(Reuters) - The bankrupt maker of the Twinkies snack, Hostess Brands Inc, is seeking court approval to impose a new collective bargaining agreement on 6,500 members of a bakery union, days after the union voted overwhelmingly against the deal.
Hostess said in court documents that imposing the labor contact, which cuts wages by 8 percent and reduces benefits, is the company’s last hope to avoid a going-out-of-business liquidation.
The Bakery, Confectionary, Tobacco and Grain Millers International Union said on Monday that 92 percent of its members rejected the labor contract.
Hostess Chief Executive Gregory Rayburn said in a court filing the union leadership misinformed its members and told them buyers would save the company from liquidation. He also said the union used public voting to intimidate members who supported the contract.

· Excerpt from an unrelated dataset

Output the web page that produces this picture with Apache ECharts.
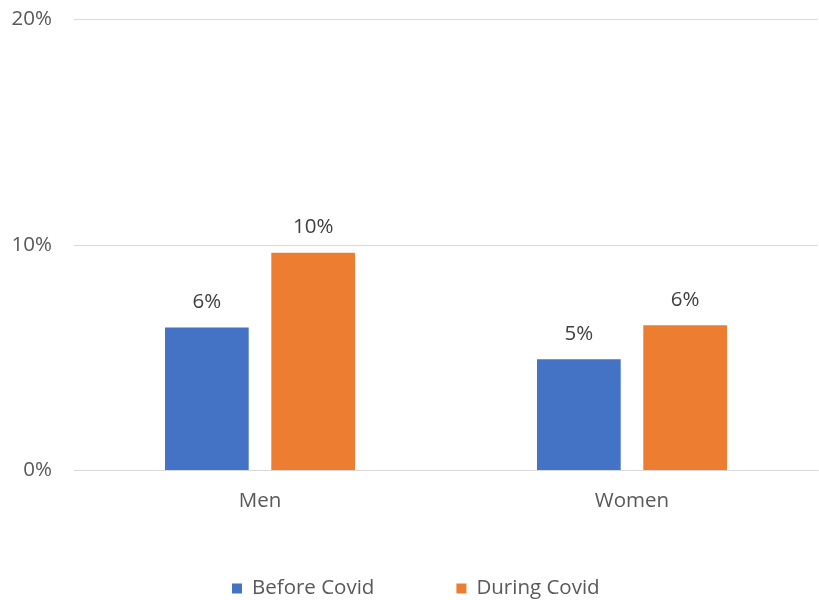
<!DOCTYPE html>
<html>
<head>
<meta charset="utf-8">
<script src="https://cdn.jsdelivr.net/npm/echarts@6/dist/echarts.min.js"></script>
<style>
  html, body { margin: 0; padding: 0; background: #fff; }
  #chart { width: 819px; height: 600px; }
</style>
</head>
<body>
<div id="chart"></div>
<script>
const categories = ['Men', 'Women']
const beforeCovid = [6.33, 4.92]
const duringCovid = [9.65, 6.43]
const yTicks = [0, 10, 20]

const font = '"Open Sans", "Noto Sans", sans-serif'
const textColor = '#595959'

const chart = echarts.init(document.getElementById('chart'))

const barLabel = {
  show: true,
  position: 'top',
  distance: 15,
  color: '#404040',
  fontFamily: font,
  fontSize: 20.5,
  formatter: p => Math.round(p.value) + '%'
}

chart.setOption({
  animation: false,
  textStyle: { fontFamily: font },
  grid: { left: 74, right: 1, top: 19.5, bottom: 130 },
  legend: {
    bottom: -4,
    left: 227,
    itemWidth: 10,
    itemHeight: 10,
    itemGap: 82,
    icon: 'rect',
    textStyle: { color: textColor, fontSize: 20.5, fontFamily: font, padding: [0, 0, 0, 5] },
    data: ['Before Covid', 'During Covid']
  },
  xAxis: {
    type: 'category',
    data: categories,
    axisLine: { lineStyle: { color: '#d9d9d9', width: 1 } },
    axisTick: { show: false },
    axisLabel: { color: textColor, fontSize: 20.5, margin: 21, fontFamily: font }
  },
  yAxis: {
    type: 'value',
    min: yTicks[0],
    max: yTicks[yTicks.length - 1],
    interval: 10,
    axisLine: { show: false },
    axisTick: { show: false },
    axisLabel: { color: textColor, fontSize: 20.5, margin: 22, fontFamily: font, formatter: v => v + '%' },
    splitLine: { lineStyle: { color: '#d9d9d9', width: 1 } }
  },
  series: [
    {
      name: 'Before Covid',
      type: 'bar',
      data: beforeCovid,
      barWidth: '22.5%',
      barGap: '27%',
      itemStyle: { color: '#4472c4' },
      label: barLabel
    },
    {
      name: 'During Covid',
      type: 'bar',
      data: duringCovid,
      barWidth: '22.5%',
      itemStyle: { color: '#ed7d31' },
      label: barLabel
    }
  ]
})
</script>
</body>
</html>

The bakery union did not respond immediately to a request for comment.
In a statement on Monday the union said its members rejected the proposal because it was “outrageously unfair” and not because of misinformation.
Hostess received court approval to impose a labor agreement on the bakery union earlier this year, but chose to continue to negotiate. The company must again seek court approval because the latest contract contains greater concessions.
The company employs 18,000 and recently won approval from the 7,000 members of the International Brotherhood of Teamsters for similar wage and benefit cuts.
Hostess, which operates around 36 bakeries, filed for Chapter 11 bankruptcy in January in Manhattan’s bankruptcy court.